Tally the lines holding the string "drawn" and reply with that number alone.

--- START RECORDED INFORMATION ---

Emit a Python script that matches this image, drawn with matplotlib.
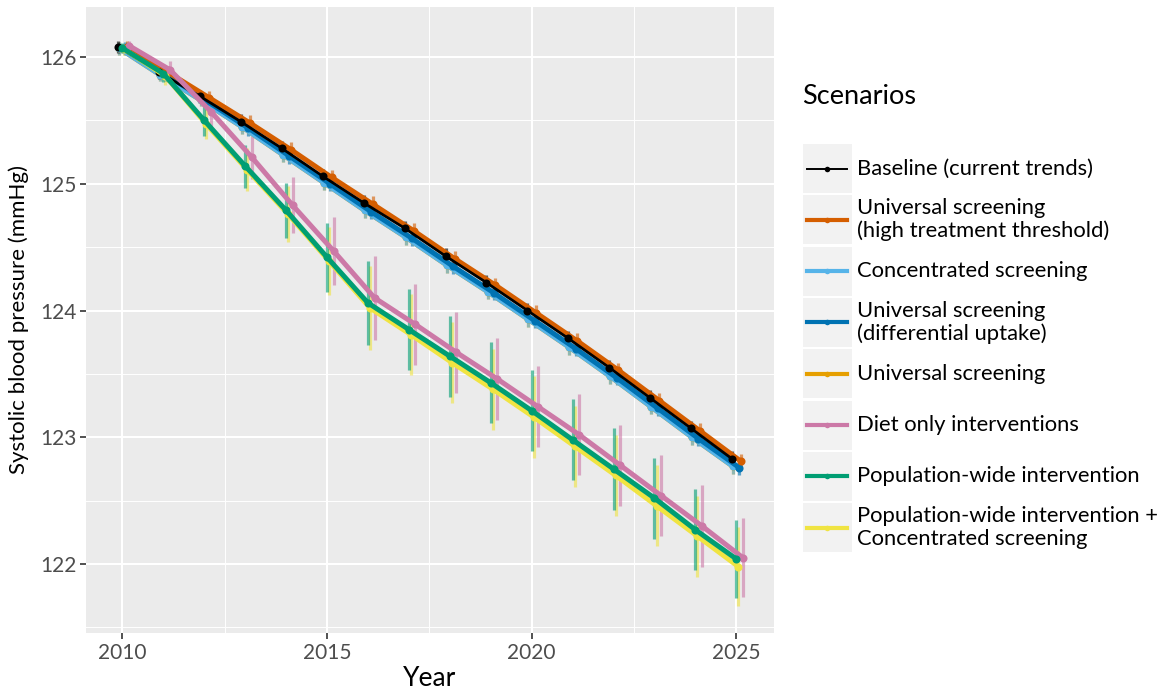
import matplotlib.pyplot as plt
import numpy as np
from matplotlib.lines import Line2D
from matplotlib.patches import Rectangle

plt.rcParams['font.family'] = ['Lato', 'DejaVu Sans']

years = np.arange(2010, 2026)

scenarios = [
    'Baseline (current trends)',
    'Universal screening\n(high treatment threshold)',
    'Concentrated screening',
    'Universal screening\n(differential uptake)',
    'Universal screening',
    'Diet only interventions',
    'Population-wide intervention',
    'Population-wide intervention +\nConcentrated screening',
]

baseline = [126.08, 125.88, 125.69, 125.49, 125.28, 125.06, 124.85, 124.65,
            124.43, 124.22, 124.00, 123.78, 123.55, 123.31, 123.07, 122.83]
univ_high = [126.08, 125.88, 125.68, 125.48, 125.27, 125.05, 124.84, 124.63,
             124.41, 124.20, 123.98, 123.76, 123.53, 123.29, 123.05, 122.81]
concentrated = [126.07, 125.86, 125.66, 125.45, 125.23, 125.01, 124.79, 124.58,
                124.36, 124.15, 123.93, 123.71, 123.48, 123.24, 123.00, 122.77]
univ_diff = [126.07, 125.86, 125.65, 125.44, 125.22, 125.00, 124.78, 124.57,
             124.35, 124.14, 123.92, 123.70, 123.47, 123.23, 122.99, 122.76]
universal = [126.07, 125.86, 125.66, 125.45, 125.23, 125.01, 124.79, 124.58,
             124.36, 124.15, 123.93, 123.71, 123.48, 123.24, 123.00, 122.77]
diet = [126.09, 125.90, 125.57, 125.21, 124.83, 124.47, 124.10, 123.89,
        123.67, 123.46, 123.24, 123.02, 122.78, 122.54, 122.30, 122.05]
pop_wide = [126.07, 125.87, 125.50, 125.14, 124.79, 124.42, 124.06, 123.85,
            123.64, 123.43, 123.21, 122.98, 122.75, 122.52, 122.27, 122.04]
pop_conc = [126.06, 125.85, 125.47, 125.11, 124.76, 124.39, 124.02, 123.81,
            123.59, 123.38, 123.16, 122.93, 122.70, 122.46, 122.22, 121.98]

# half-widths of the uncertainty intervals
err_trend = [0.05, 0.05, 0.05, 0.06, 0.06, 0.06, 0.06, 0.06,
             0.06, 0.06, 0.06, 0.06, 0.06, 0.06, 0.06, 0.06]
err_pop = [0.04, 0.07, 0.12, 0.17, 0.22, 0.27, 0.33, 0.32,
           0.32, 0.32, 0.32, 0.32, 0.32, 0.32, 0.32, 0.31]

series = [baseline, univ_high, concentrated, univ_diff, universal,
          diet, pop_wide, pop_conc]
errors = [err_trend] * 5 + [err_pop] * 3

colors = ['#000000', '#D55E00', '#56B4E9', '#0072B2', '#E69F00',
          '#CC79A7', '#009E73', '#F0E442']
dodge = [-0.105, 0.115, -0.08, 0.075, -0.08, 0.16, 0.0, 0.05]
widths = [2.0, 3.6, 3.6, 3.6, 3.6, 3.6, 3.6, 3.6]
draw_order = [4, 2, 3, 1, 0, 7, 5, 6]

W, H = 1168, 695
fig = plt.figure(figsize=(W / 100, H / 100), dpi=100)
ax = fig.add_axes([86 / W, 1 - 633 / H, (774 - 86) / W, (633 - 7) / H])

ax.set_facecolor('#EBEBEB')
for s in ax.spines.values():
    s.set_visible(False)
ax.set_xlim(2009.11, 2025.92)
ax.set_ylim(121.456, 126.395)
ax.set_xticks([2010, 2015, 2020, 2025])
ax.set_yticks([122, 123, 124, 125, 126])
ax.set_xticks([2012.5, 2017.5, 2022.5], minor=True)
ax.set_yticks([121.5, 122.5, 123.5, 124.5, 125.5], minor=True)
ax.grid(which='major', color='white', linewidth=1.5)
ax.grid(which='minor', color='white', linewidth=0.7)
ax.set_axisbelow(True)
ax.tick_params(which='major', length=4, width=1.2, color='#333333',
               labelsize=15, labelcolor='#4D4D4D', pad=3)
ax.tick_params(which='minor', length=0)
ax.set_xlabel('Year', fontsize=19, labelpad=2)
ax.set_ylabel('Systolic blood pressure (mmHg)', fontsize=16, labelpad=8)

for k, i in enumerate(draw_order):
    x = years + dodge[i]
    y = np.array(series[i])
    e = np.array(errors[i])
    ax.vlines(x, y - e, y + e, color=colors[i], alpha=0.6, linewidth=2.3,
              zorder=2 + k * 0.01)
for k, i in enumerate(draw_order):
    x = years + dodge[i]
    ax.plot(x, series[i], color=colors[i], linewidth=widths[i],
            solid_capstyle='butt', zorder=3 + k * 0.1)
    ax.plot(x, series[i], 'o', color=colors[i], markersize=5.8,
            markeredgewidth=0, zorder=3.05 + k * 0.1)

# legend drawn in pixel positions
fig.text(802 / W, 1 - 97 / H, 'Scenarios', fontsize=19.5, va='center',
         ha='left')
for i, name in enumerate(scenarios):
    top = 144 + i * 51.3
    fig.patches.append(Rectangle((803 / W, 1 - (top + 49) / H), 49 / W,
                                 49 / H, transform=fig.transFigure,
                                 facecolor='#F2F2F2', edgecolor='none'))
    yc = 1 - (top + 24.5) / H
    fig.lines.append(Line2D([807 / W, 847 / W], [yc, yc],
                            transform=fig.transFigure, color=colors[i],
                            linewidth=widths[i] - 0.6))
    fig.lines.append(Line2D([827 / W], [yc], transform=fig.transFigure,
                            marker='o', markersize=4, markeredgewidth=0,
                            color=colors[i]))
    fig.text(857 / W, yc, name, fontsize=15.8, va='center', ha='left',
             linespacing=1.15)

fig.savefig('out.png', dpi=100)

--- END RECORDED INFORMATION ---

▶ COMPLETED EXERCISE:
2